## Start Available data

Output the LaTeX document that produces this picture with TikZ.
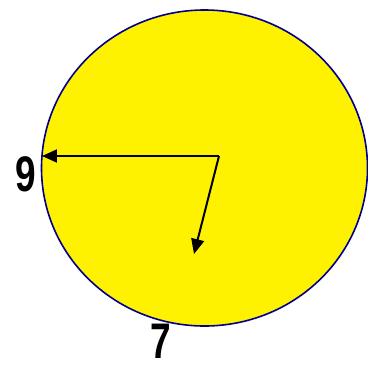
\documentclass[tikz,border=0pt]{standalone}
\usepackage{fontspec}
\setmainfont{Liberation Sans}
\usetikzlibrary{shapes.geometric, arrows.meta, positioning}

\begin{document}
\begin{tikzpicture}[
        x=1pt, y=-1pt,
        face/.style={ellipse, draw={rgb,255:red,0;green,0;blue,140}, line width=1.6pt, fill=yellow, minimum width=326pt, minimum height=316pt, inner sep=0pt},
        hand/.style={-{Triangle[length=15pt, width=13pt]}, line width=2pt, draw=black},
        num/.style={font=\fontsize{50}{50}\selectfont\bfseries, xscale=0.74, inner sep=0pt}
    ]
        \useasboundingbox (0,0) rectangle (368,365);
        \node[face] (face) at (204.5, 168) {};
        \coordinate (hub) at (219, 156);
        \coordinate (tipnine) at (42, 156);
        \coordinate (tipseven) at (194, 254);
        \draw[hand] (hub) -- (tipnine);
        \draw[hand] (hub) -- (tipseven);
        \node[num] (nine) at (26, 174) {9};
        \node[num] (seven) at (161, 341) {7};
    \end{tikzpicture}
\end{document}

## End Available data

Exercise instructions:
Take the listing and print it again exactly, but without any pictures.

Full response:
Output the LaTeX document that produces this picture with TikZ.
\documentclass[tikz,border=0pt]{standalone}
\usepackage{fontspec}
\setmainfont{Liberation Sans}
\usetikzlibrary{shapes.geometric, arrows.meta, positioning}

\begin{document}
\begin{tikzpicture}[
        x=1pt, y=-1pt,
        face/.style={ellipse, draw={rgb,255:red,0;green,0;blue,140}, line width=1.6pt, fill=yellow, minimum width=326pt, minimum height=316pt, inner sep=0pt},
        hand/.style={-{Triangle[length=15pt, width=13pt]}, line width=2pt, draw=black},
        num/.style={font=\fontsize{50}{50}\selectfont\bfseries, xscale=0.74, inner sep=0pt}
    ]
        \useasboundingbox (0,0) rectangle (368,365);
        \node[face] (face) at (204.5, 168) {};
        \coordinate (hub) at (219, 156);
        \coordinate (tipnine) at (42, 156);
        \coordinate (tipseven) at (194, 254);
        \draw[hand] (hub) -- (tipnine);
        \draw[hand] (hub) -- (tipseven);
        \node[num] (nine) at (26, 174) {9};
        \node[num] (seven) at (161, 341) {7};
    \end{tikzpicture}
\end{document}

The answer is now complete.